** START Provided records **

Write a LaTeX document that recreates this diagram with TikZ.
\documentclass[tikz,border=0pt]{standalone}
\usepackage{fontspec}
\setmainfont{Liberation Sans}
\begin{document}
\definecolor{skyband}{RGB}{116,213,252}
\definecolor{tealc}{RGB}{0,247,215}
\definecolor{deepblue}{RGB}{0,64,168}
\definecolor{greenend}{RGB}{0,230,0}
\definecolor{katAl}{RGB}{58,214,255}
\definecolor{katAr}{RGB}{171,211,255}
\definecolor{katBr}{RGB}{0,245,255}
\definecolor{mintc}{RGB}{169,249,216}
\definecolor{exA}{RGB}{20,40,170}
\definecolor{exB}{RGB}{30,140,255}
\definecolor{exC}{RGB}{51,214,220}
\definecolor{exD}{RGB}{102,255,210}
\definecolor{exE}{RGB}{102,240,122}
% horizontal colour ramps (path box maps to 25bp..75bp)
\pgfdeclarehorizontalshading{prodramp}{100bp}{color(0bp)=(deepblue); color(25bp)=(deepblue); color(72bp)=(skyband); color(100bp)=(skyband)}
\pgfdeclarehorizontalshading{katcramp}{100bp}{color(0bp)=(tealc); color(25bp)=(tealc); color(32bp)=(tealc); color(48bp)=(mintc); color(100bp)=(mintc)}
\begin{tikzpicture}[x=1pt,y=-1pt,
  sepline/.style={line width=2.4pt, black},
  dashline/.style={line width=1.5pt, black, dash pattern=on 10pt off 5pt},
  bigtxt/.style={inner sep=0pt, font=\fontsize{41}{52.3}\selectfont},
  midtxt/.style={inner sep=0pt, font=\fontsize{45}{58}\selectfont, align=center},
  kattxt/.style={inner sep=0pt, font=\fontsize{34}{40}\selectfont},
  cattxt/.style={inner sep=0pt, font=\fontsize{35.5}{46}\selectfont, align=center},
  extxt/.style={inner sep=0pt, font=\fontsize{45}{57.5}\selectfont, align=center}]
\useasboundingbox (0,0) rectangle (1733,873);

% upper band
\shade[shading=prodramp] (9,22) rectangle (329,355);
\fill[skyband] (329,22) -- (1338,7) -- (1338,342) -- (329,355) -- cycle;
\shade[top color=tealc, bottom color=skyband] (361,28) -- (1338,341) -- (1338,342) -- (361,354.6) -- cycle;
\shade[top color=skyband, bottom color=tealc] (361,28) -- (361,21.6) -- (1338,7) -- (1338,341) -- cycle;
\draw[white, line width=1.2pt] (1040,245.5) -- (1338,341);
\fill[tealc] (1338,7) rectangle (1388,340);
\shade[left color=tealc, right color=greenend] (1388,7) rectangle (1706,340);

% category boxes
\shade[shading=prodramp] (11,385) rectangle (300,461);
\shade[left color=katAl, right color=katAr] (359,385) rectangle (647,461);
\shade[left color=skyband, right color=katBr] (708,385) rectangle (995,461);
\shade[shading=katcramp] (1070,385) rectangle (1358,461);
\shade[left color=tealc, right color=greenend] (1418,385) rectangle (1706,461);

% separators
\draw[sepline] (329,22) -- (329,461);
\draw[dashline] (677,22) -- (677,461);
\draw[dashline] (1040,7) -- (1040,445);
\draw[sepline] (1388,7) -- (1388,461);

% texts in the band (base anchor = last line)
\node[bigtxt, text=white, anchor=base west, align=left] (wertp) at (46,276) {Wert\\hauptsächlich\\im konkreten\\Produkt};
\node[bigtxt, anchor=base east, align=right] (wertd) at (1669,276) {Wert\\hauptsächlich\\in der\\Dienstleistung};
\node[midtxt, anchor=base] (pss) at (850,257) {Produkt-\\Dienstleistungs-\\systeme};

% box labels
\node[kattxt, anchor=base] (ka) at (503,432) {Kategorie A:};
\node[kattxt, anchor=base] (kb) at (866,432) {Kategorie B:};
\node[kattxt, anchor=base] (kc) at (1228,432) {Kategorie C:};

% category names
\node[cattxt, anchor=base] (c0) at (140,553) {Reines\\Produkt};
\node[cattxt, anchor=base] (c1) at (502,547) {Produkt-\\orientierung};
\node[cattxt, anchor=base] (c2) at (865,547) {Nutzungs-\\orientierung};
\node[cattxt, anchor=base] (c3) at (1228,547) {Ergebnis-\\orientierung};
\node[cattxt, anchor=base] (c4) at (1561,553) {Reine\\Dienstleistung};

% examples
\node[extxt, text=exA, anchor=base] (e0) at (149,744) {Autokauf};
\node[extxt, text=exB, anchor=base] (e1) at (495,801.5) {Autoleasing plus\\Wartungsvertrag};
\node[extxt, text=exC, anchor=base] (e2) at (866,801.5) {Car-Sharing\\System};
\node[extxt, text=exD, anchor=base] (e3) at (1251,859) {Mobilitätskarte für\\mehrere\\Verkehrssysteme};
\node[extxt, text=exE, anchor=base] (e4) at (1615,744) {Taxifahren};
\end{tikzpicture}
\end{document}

** END Provided records **
** START Provided records **

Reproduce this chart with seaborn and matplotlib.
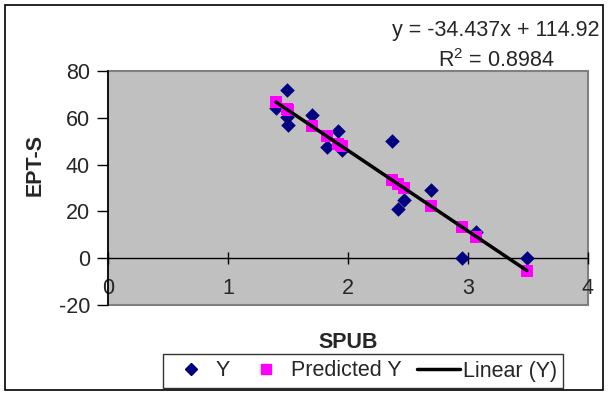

** END Provided records **

Your goal –
Reproduce verbatim only the segment of the listing bounded by the line containing "Write a LaTeX" and the line containing "(0,0) rectangle (1733,873);", with both boundary lines included.

Exercise output –
Write a LaTeX document that recreates this diagram with TikZ.
\documentclass[tikz,border=0pt]{standalone}
\usepackage{fontspec}
\setmainfont{Liberation Sans}
\begin{document}
\definecolor{skyband}{RGB}{116,213,252}
\definecolor{tealc}{RGB}{0,247,215}
\definecolor{deepblue}{RGB}{0,64,168}
\definecolor{greenend}{RGB}{0,230,0}
\definecolor{katAl}{RGB}{58,214,255}
\definecolor{katAr}{RGB}{171,211,255}
\definecolor{katBr}{RGB}{0,245,255}
\definecolor{mintc}{RGB}{169,249,216}
\definecolor{exA}{RGB}{20,40,170}
\definecolor{exB}{RGB}{30,140,255}
\definecolor{exC}{RGB}{51,214,220}
\definecolor{exD}{RGB}{102,255,210}
\definecolor{exE}{RGB}{102,240,122}
% horizontal colour ramps (path box maps to 25bp..75bp)
\pgfdeclarehorizontalshading{prodramp}{100bp}{color(0bp)=(deepblue); color(25bp)=(deepblue); color(72bp)=(skyband); color(100bp)=(skyband)}
\pgfdeclarehorizontalshading{katcramp}{100bp}{color(0bp)=(tealc); color(25bp)=(tealc); color(32bp)=(tealc); color(48bp)=(mintc); color(100bp)=(mintc)}
\begin{tikzpicture}[x=1pt,y=-1pt,
  sepline/.style={line width=2.4pt, black},
  dashline/.style={line width=1.5pt, black, dash pattern=on 10pt off 5pt},
  bigtxt/.style={inner sep=0pt, font=\fontsize{41}{52.3}\selectfont},
  midtxt/.style={inner sep=0pt, font=\fontsize{45}{58}\selectfont, align=center},
  kattxt/.style={inner sep=0pt, font=\fontsize{34}{40}\selectfont},
  cattxt/.style={inner sep=0pt, font=\fontsize{35.5}{46}\selectfont, align=center},
  extxt/.style={inner sep=0pt, font=\fontsize{45}{57.5}\selectfont, align=center}]
\useasboundingbox (0,0) rectangle (1733,873);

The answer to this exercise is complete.